In the 19th and early 20th centuries, the circus became one of the most popular forms of public entertainment. Circus Day in many American towns and cities was the biggest day of the season. Well before the circus came to town, advance men hung huge advertisements covering whole sides of local barns and papered the town with colorful, exciting, and sometimes salacious show bills picturing wild animals and (gasp!) scantily clad performers. When the circus arrived, businesses shut down so workers could see the show. Sometimes schools closed too, so kids wouldn’t be forced to play hooky. The circus train unloaded its thousands of workers and animals into mobile animal cages, bandwagons, carts, and other transport for a parade down Main Street to the gargantuan canvas tents that housed the extravaganza.
The circus offered folks from town and the farms all around such sights, such variety, such sophisticated entertainment, and such strange doings as they had never before imagined. The big top tent itself—with seating for up to 10,000 spectators and room for the circus band and two or three or more performance rings—might be the largest spectacle many in town would ever witness (bigger than local baseball, bigger than most revival meetings). The circus’s sideshow featured midgets, giants, bearded ladies, tattooed men, contortionists, fat people, skinny people, odd people, and weird animal-human combinations. From the sideshow, the audience moved on to the menagerie tent where lions, tigers, elephants, bears, giraffes, llamas, chimpanzees, and other exotic animals barked and squealed and coughed and roared. When the brass band began playing, the crowds knew it was time to take their seats because what some called “the greatest show on earth” was about to begin.
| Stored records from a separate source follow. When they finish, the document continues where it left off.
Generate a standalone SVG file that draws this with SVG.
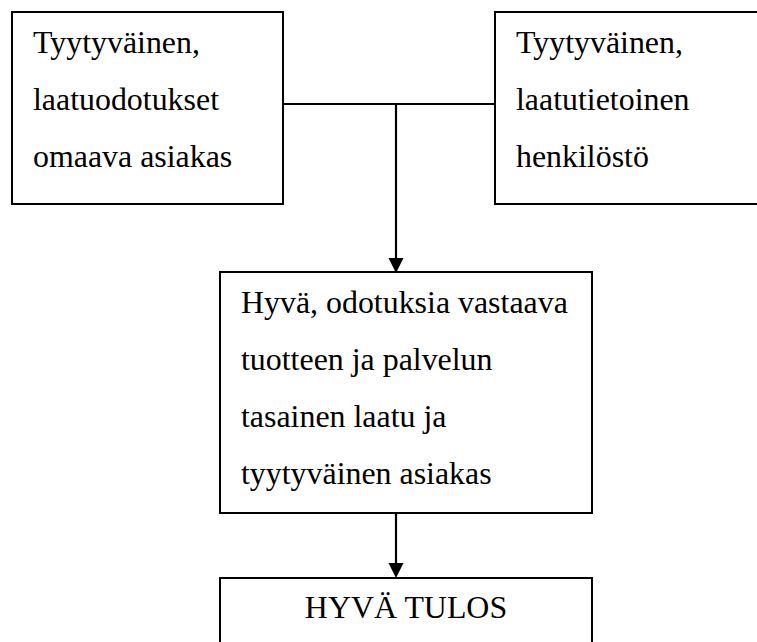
<svg xmlns="http://www.w3.org/2000/svg" width="757" height="642" viewBox="0 0 757 642">
<defs>
<style>
.box{fill:#fff;stroke:#000;stroke-width:2}
.t{font-family:"Liberation Serif","Times New Roman",serif;font-size:31.9px;fill:#000}
.c{fill:none;stroke:#000;stroke-width:2.2}
</style>
</defs>
<rect width="757" height="642" fill="#fff"/>
<g id="connectors">
<path class="c" d="M283,104 H495"/>
<path d="M396,104 V259" class="c"/>
<path d="M388.5,258 L403.5,258 L396,273 z" fill="#000"/>
<path d="M396,513 V564" class="c"/>
<path d="M388.5,563 L403.5,563 L396,578 z" fill="#000"/>
</g>
<g id="n1">
<rect class="box" x="12" y="12" width="271" height="192"/>
<text class="t" x="33" y="53">Tyytyväinen,</text>
<text class="t" x="33" y="110">laatuodotukset</text>
<text class="t" x="33" y="167">omaava asiakas</text>
</g>
<g id="n2">
<rect class="box" x="495" y="12" width="270" height="192"/>
<text class="t" x="516" y="53">Tyytyväinen,</text>
<text class="t" x="516" y="110">laatutietoinen</text>
<text class="t" x="516" y="167">henkilöstö</text>
</g>
<g id="n3">
<rect class="box" x="220" y="272" width="372" height="241"/>
<text class="t" x="241" y="313">Hyvä, odotuksia vastaava</text>
<text class="t" x="241" y="370">tuotteen ja palvelun</text>
<text class="t" x="241" y="427">tasainen laatu ja</text>
<text class="t" x="241" y="484">tyytyväinen asiakas</text>
</g>
<g id="n4">
<rect class="box" x="220" y="578" width="372" height="80"/>
<text class="t" x="406" y="618" text-anchor="middle">HYVÄ TULOS</text>
</g>
</svg>
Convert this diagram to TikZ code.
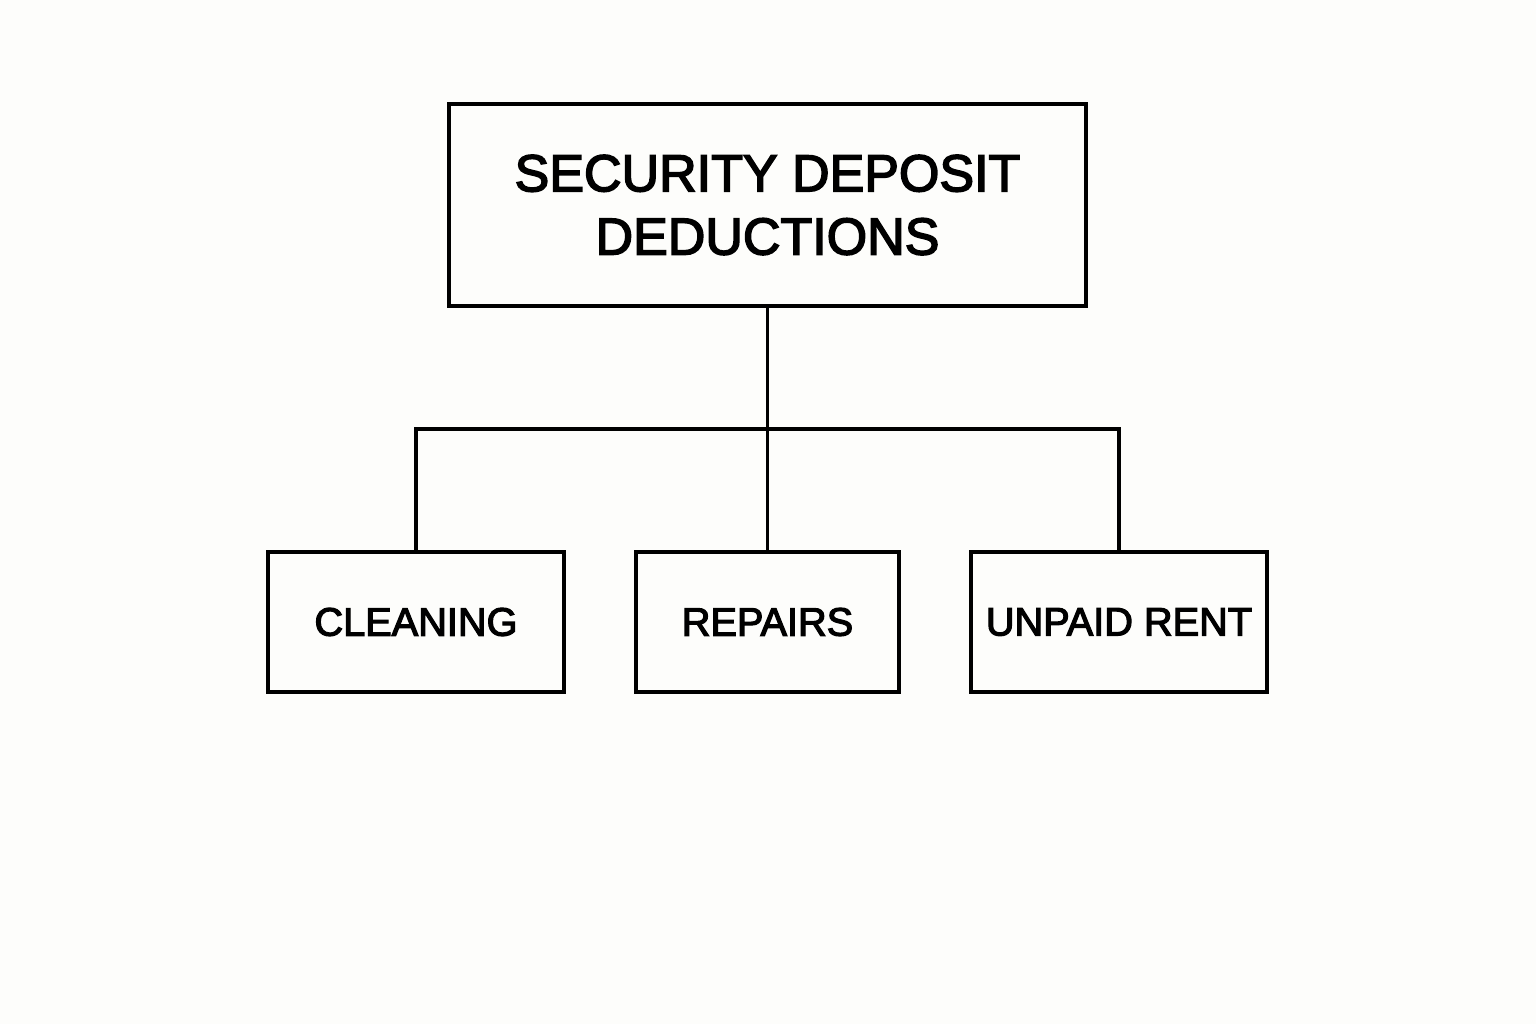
\documentclass[tikz,border=0pt]{standalone}
\usepackage{fontspec}
\setmainfont{Liberation Sans}
\newfontfamily\labelfont{Liberation Sans}[FakeBold=3]
\usepackage{tikz}
\usetikzlibrary{positioning}

\definecolor{paper}{RGB}{253,253,251}

\tikzset{
  box/.style={draw,line width=1.1pt,align=center,inner sep=0pt,outer sep=0pt},
  link/.style={line width=1.1pt}
}

\begin{document}
\begin{tikzpicture}
\fill[paper] (0,0) rectangle (15.36,10.24);
\useasboundingbox (0,0) rectangle (15.36,10.24);

\path (7.675,8.19) node[box,minimum width=6.37cm,minimum height=2.02cm,font=\labelfont\fontsize{14.8}{18}\selectfont] (D) {SECURITY DEPOSIT\\DEDUCTIONS};

\path (4.16,4.02)  node[box,minimum width=2.96cm,minimum height=1.40cm,font=\labelfont\fontsize{11.3}{14}\selectfont] (C) {CLEANING};
\path (7.675,4.02) node[box,minimum width=2.63cm,minimum height=1.40cm,font=\labelfont\fontsize{11.3}{14}\selectfont] (R) {REPAIRS};
\path (11.19,4.02) node[box,minimum width=2.96cm,minimum height=1.40cm,font=\labelfont\fontsize{11.3}{14}\selectfont] (U) {UNPAID RENT};

\coordinate (J) at (7.675,5.95);

\draw[link] (D) -- (R);
\draw[link] (C) |- (J) -| (U);
\end{tikzpicture}
\end{document}
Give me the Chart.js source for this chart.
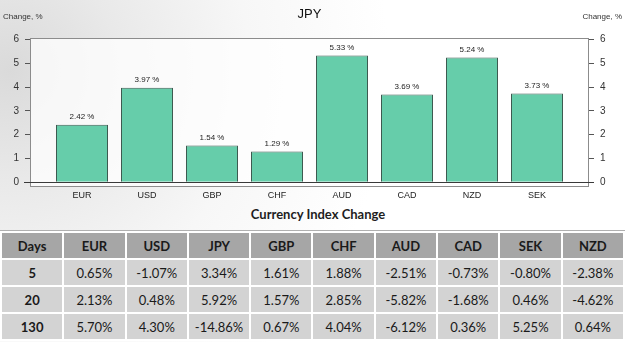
<!DOCTYPE html>
<html>
<head>
<meta charset="utf-8">
<script src="https://cdn.jsdelivr.net/npm/chart.js@4/dist/chart.umd.min.js"></script>
<style>
body {
    margin: 0;
    width: 625px;
    height: 342px;
    overflow: hidden;
    position: relative;
    background: radial-gradient(circle at 10px 70px, #dadada 0, #e9e9e9 110px, #f7f7f7 240px, #ffffff 380px);
}
#c { position: absolute; left: 0; top: 0; }
#tblTitle {
    position: absolute; top: 206px; left: 11px; width: 614px;
    text-align: center; font: bold 13px Lato, sans-serif; color: #1e1e1e;
}
#tbl {
    position: absolute; top: 230px; left: 0; width: 625px;
    table-layout: fixed; border-collapse: separate; border-spacing: 2px;
    border-top: 1px solid #b0b0b0; background: #fff;
    font: 13px Lato, sans-serif; color: #1a1a1a;
}
#tbl td { height: 25px; padding: 0; text-align: center; background: #d3d3d3; }
#tbl tr.head td { background: #a6a6a6; font-weight: bold; }
#tbl td.days { font-weight: bold; }
</style>
</head>
<body>
<canvas id="c" width="625" height="205"></canvas>
<div id="tblTitle">Currency Index Change</div>
<table id="tbl"></table>
<script>
// bar chart: JPY change vs other currencies
const currencies = ['EUR', 'USD', 'GBP', 'CHF', 'AUD', 'CAD', 'NZD', 'SEK']
const changes = [2.42, 3.97, 1.54, 1.29, 5.33, 3.69, 5.24, 3.73]
const yTicks = [0, 1, 2, 3, 4, 5, 6]

// table
const tableCurrencies = ['EUR', 'USD', 'JPY', 'GBP', 'CHF', 'AUD', 'CAD', 'SEK', 'NZD']
const days = [5, 20, 130]
const chg5 = ['0.65%', '-1.07%', '3.34%', '1.61%', '1.88%', '-2.51%', '-0.73%', '-0.80%', '-2.38%']
const chg20 = ['2.13%', '0.48%', '5.92%', '1.57%', '2.85%', '-5.82%', '-1.68%', '0.46%', '-4.62%']
const chg130 = ['5.70%', '4.30%', '-14.86%', '0.67%', '4.04%', '-6.12%', '0.36%', '5.25%', '0.64%']

const buildTable = () => {
    let html = '<tr class="head"><td>Days</td>' + tableCurrencies.map(c => '<td>' + c + '</td>').join('') + '</tr>'
    let rows = [chg5, chg20, chg130]
    rows.forEach((r, i) => {
        html += '<tr><td class="days">' + days[i] + '</td>' + r.map(v => '<td>' + v + '</td>').join('') + '</tr>'
    })
    document.getElementById('tbl').innerHTML = html
}
buildTable()

const tickFont = {family: 'Liberation Sans', size: 10}

const framePlugin = {
    id: 'frame',
    beforeDatasetsDraw: (chart) => {
        const ctx = chart.ctx
        const {top, left, right, bottom} = chart.chartArea
        ctx.save()
        ctx.fillStyle = 'rgba(255,255,255,0.75)'
        ctx.fillRect(left, top, right - left, bottom - top)
        ctx.strokeStyle = '#8c8c8c'
        ctx.lineWidth = 1
        ctx.strokeRect(left + 0.5, top + 0.5, right - left - 1, bottom - top - 1)
        ctx.restore()
    },
    afterDatasetsDraw: (chart) => {
        const ctx = chart.ctx
        const {left, right} = chart.chartArea
        const y0 = Math.round(chart.scales.y.getPixelForValue(0)) + 0.5
        ctx.save()
        // zero line
        ctx.strokeStyle = '#3a3a3a'
        ctx.beginPath()
        ctx.moveTo(left - 6, y0)
        ctx.lineTo(right + 5, y0)
        ctx.stroke()
        // value labels
        ctx.fillStyle = '#222'
        ctx.font = '8px "Liberation Sans"'
        ctx.textAlign = 'center'
        ctx.textBaseline = 'bottom'
        chart.getDatasetMeta(0).data.forEach((bar, i) => {
            ctx.fillText(changes[i].toFixed(2) + ' %', bar.x, bar.y - 4)
        })
        // titles
        ctx.fillStyle = '#111'
        ctx.font = '13px "Liberation Sans"'
        ctx.textBaseline = 'middle'
        ctx.fillText('JPY', (left + right) / 2, 14)
        ctx.fillStyle = '#333'
        ctx.font = '8px "Liberation Sans"'
        ctx.textAlign = 'left'
        ctx.fillText('Change, %', 3, 17)
        ctx.textAlign = 'right'
        ctx.fillText('Change, %', 622, 17)
        ctx.restore()
    }
}

const yAxis = (pos, w) => ({
    position: pos,
    min: -0.2,
    max: 6.06,
    afterBuildTicks: s => { s.ticks = yTicks.map(v => ({value: v})) },
    afterFit: s => { s.width = w },
    ticks: {font: tickFont, color: '#333', padding: 6},
    grid: {drawOnChartArea: false, tickLength: 5, color: '#555'},
    border: {display: false}
})

new Chart(document.getElementById('c'), {
    type: 'bar',
    data: {
        datasets: [{
            data: currencies.map((c, i) => ({x: i, y: changes[i]})),
            backgroundColor: '#66cdaa',
            borderColor: '#3d5a50',
            borderWidth: 1,
            barPercentage: 0.8,
            categoryPercentage: 1
        }]
    },
    options: {
        responsive: false,
        animation: false,
        devicePixelRatio: 1,
        layout: {padding: {top: 38, left: 0, right: 0, bottom: 0}},
        plugins: {legend: {display: false}, tooltip: {enabled: false}},
        scales: {
            x: {
                type: 'linear',
                offset: false,
                min: -0.8,
                max: 7.8,
                afterBuildTicks: s => { s.ticks = currencies.map((c, i) => ({value: i})) },
                afterFit: s => { s.height = 18 },
                ticks: {
                    callback: v => currencies[v],
                    font: {family: 'Liberation Sans', size: 9},
                    color: '#222',
                    padding: 3,
                    maxRotation: 0,
                    autoSkip: false
                },
                grid: {display: false, drawTicks: false, offset: false},
                border: {display: false}
            },
            y: yAxis('left', 30),
            y2: yAxis('right', 36)
        }
    },
    plugins: [framePlugin]
})
</script>
</body>
</html>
A grand processional of animals and performers marked the beginning of the program. Some 20 or 25 acts followed: not just acrobats, jugglers, and clowns, but bareback riders, high-wire and trapeze artists, weight lifters (female ones), and animal trainers (male and female) putting their charges through their paces, jumping through hoops of fire, careening in circles, leaping over things, and leaning precariously on each other. Circus crowds saw fantastic acts, a riot of vibrant costumes and colors, strange people too lithe, too large, too hairy, or too bald; people who ate swords or fire or glass; people from Japan, Persia, Italy, and scores of other countries. The circus presented Americans “a convenient means of taking a global tour without having to leave home.”
Some Americans felt the allure, and some actually did leave home to join the circus. It happened so frequently that it became a cliché and something that parents feared their children—especially their sons—might do. Emmett Kelly, who worked for years as the hobo circus clown known as Weary Willy, recalled the pull of the circus when he first saw the train arrive in Kansas City in 1917: “I could hardly believe the size of it. . . . The show traveled on four separate trains and looked like a big town. . . . I could see a man delivering mail like a regular postman, and there were electric-light plants and water wagons—it was a sight I’ll never forget.” Even modern-day princesses can’t resist the Siren call of the circus. In 2001 Princess Stephanie Grimaldi of Monaco ran away from her palace life, estranged father, and press scrutiny to travel with the Swiss Circus Knie. Not only did she run away with the elephant trainer, she took her three children with her.
Who wouldn’t want to run away to join the circus? As I said, I felt the allure as a little girl, but I never did run away. I just took a job at the Strong’s National Museum of Play instead where I have more fun than a clown every day.